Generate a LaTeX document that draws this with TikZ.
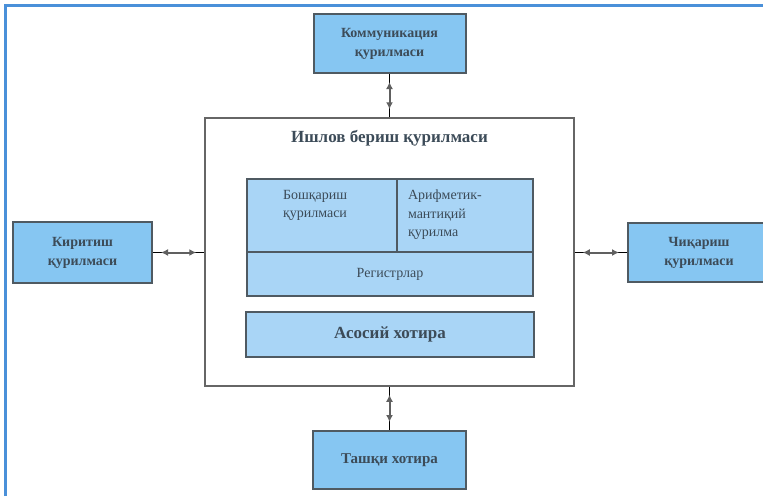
\documentclass[tikz,border=0pt]{standalone}
\usepackage{fontspec}
\setmainfont{Liberation Serif}
\usetikzlibrary{arrows.meta}

\definecolor{framebl}{HTML}{4A90D9}
\definecolor{unitbl}{HTML}{86C6F2}
\definecolor{cellbl}{HTML}{A9D5F6}
\definecolor{edgegr}{HTML}{4F5A62}
\definecolor{textgr}{HTML}{3C4B58}

\tikzset{
    unit/.style={draw=edgegr, line width=2pt, fill=unitbl, text=textgr,
        font=\fontsize{14}{19}\selectfont\bfseries, align=center, inner sep=0pt},
    cell/.style={draw=edgegr, line width=1.8pt, fill=cellbl, text=textgr,
        font=\fontsize{14}{18.5}\selectfont, align=left, inner sep=0pt},
    link/.style={draw=gray!75!black, line width=2pt,
        {Latex[length=7pt,width=7pt]}-{Latex[length=7pt,width=7pt]},
        shorten <=8pt, shorten >=8pt,
        preaction={draw, -, shorten <=0pt, shorten >=0pt}}
}

\begin{document}
\begin{tikzpicture}[x=1pt,y=-1pt]
    \useasboundingbox (0,0) rectangle (763,496);
    \clip (0,0) rectangle (763,496);
    \fill[white] (0,0) rectangle (763,496);

    % frame of the figure
    \draw[framebl, line width=3pt] (5.5,496) -- (5.5,5.5) -- (763,5.5);

    % processing unit and its parts
    \node[draw=gray!80!black, line width=1.5pt, minimum width=369pt, minimum height=268pt,
        inner sep=0pt] (proc) at (389.5,252) {};
    \node[text=textgr, font=\fontsize{17}{19}\selectfont\bfseries] (title) at (389.5,138)
        {Ишлов бериш қурилмаси};

    \node[cell, minimum width=150pt, minimum height=73pt,
        label={[cell, draw=none, fill=none, anchor=north west, xshift=36pt, yshift=-11pt]north west:Бошқариш\\қурилмаси}]
        (ctrl) at (322,215.5) {};
    \node[cell, minimum width=136pt, minimum height=73pt,
        label={[cell, draw=none, fill=none, anchor=north west, xshift=11pt, yshift=-11pt]north west:Арифметик-\\мантиқий\\қурилма}]
        (alu) at (465,215.5) {};
    \node[cell, minimum width=286pt, minimum height=44pt] (regs) at (390,274) {Регистрлар};

    \node[cell, minimum width=288pt, minimum height=45pt,
        font=\fontsize{17}{19}\selectfont\bfseries] (mem) at (390,334.5) {Асосий хотира};

    % outer devices
    \node[unit, minimum width=152pt, minimum height=59pt] (comm) at (389.5,43.5) {Коммуникация\\қурилмаси};
    \node[unit, minimum width=139pt, minimum height=61pt] (inp) at (82.5,252.5) {Киритиш\\қурилмаси};
    \node[unit, minimum width=142pt, minimum height=59pt] (out) at (699,252.5) {Чиқариш\\қурилмаси};
    \node[unit, minimum width=153pt, minimum height=58pt, font=\fontsize{15}{17}\selectfont\bfseries]
        (ext) at (389.5,460) {Ташқи хотира};

    % connections
    \draw[link] (comm) -- (proc);
    \draw[link] (inp.east) -- (inp.east -| proc.west);
    \draw[link] (proc.east |- out.west) -- (out.west);
    \draw[link] (proc) -- (ext);

\end{tikzpicture}
\end{document}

TASK DESCRIPTION
Give back exactly the lines from the first line of the data through the line with "(mem) at (390,334.5)", pictures excluded.

TASK SOLUTION
Generate a LaTeX document that draws this with TikZ.
\documentclass[tikz,border=0pt]{standalone}
\usepackage{fontspec}
\setmainfont{Liberation Serif}
\usetikzlibrary{arrows.meta}

\definecolor{framebl}{HTML}{4A90D9}
\definecolor{unitbl}{HTML}{86C6F2}
\definecolor{cellbl}{HTML}{A9D5F6}
\definecolor{edgegr}{HTML}{4F5A62}
\definecolor{textgr}{HTML}{3C4B58}

\tikzset{
    unit/.style={draw=edgegr, line width=2pt, fill=unitbl, text=textgr,
        font=\fontsize{14}{19}\selectfont\bfseries, align=center, inner sep=0pt},
    cell/.style={draw=edgegr, line width=1.8pt, fill=cellbl, text=textgr,
        font=\fontsize{14}{18.5}\selectfont, align=left, inner sep=0pt},
    link/.style={draw=gray!75!black, line width=2pt,
        {Latex[length=7pt,width=7pt]}-{Latex[length=7pt,width=7pt]},
        shorten <=8pt, shorten >=8pt,
        preaction={draw, -, shorten <=0pt, shorten >=0pt}}
}

\begin{document}
\begin{tikzpicture}[x=1pt,y=-1pt]
    \useasboundingbox (0,0) rectangle (763,496);
    \clip (0,0) rectangle (763,496);
    \fill[white] (0,0) rectangle (763,496);

    % frame of the figure
    \draw[framebl, line width=3pt] (5.5,496) -- (5.5,5.5) -- (763,5.5);

    % processing unit and its parts
    \node[draw=gray!80!black, line width=1.5pt, minimum width=369pt, minimum height=268pt,
        inner sep=0pt] (proc) at (389.5,252) {};
    \node[text=textgr, font=\fontsize{17}{19}\selectfont\bfseries] (title) at (389.5,138)
        {Ишлов бериш қурилмаси};

    \node[cell, minimum width=150pt, minimum height=73pt,
        label={[cell, draw=none, fill=none, anchor=north west, xshift=36pt, yshift=-11pt]north west:Бошқариш\\қурилмаси}]
        (ctrl) at (322,215.5) {};
    \node[cell, minimum width=136pt, minimum height=73pt,
        label={[cell, draw=none, fill=none, anchor=north west, xshift=11pt, yshift=-11pt]north west:Арифметик-\\мантиқий\\қурилма}]
        (alu) at (465,215.5) {};
    \node[cell, minimum width=286pt, minimum height=44pt] (regs) at (390,274) {Регистрлар};

    \node[cell, minimum width=288pt, minimum height=45pt,
        font=\fontsize{17}{19}\selectfont\bfseries] (mem) at (390,334.5) {Асосий хотира};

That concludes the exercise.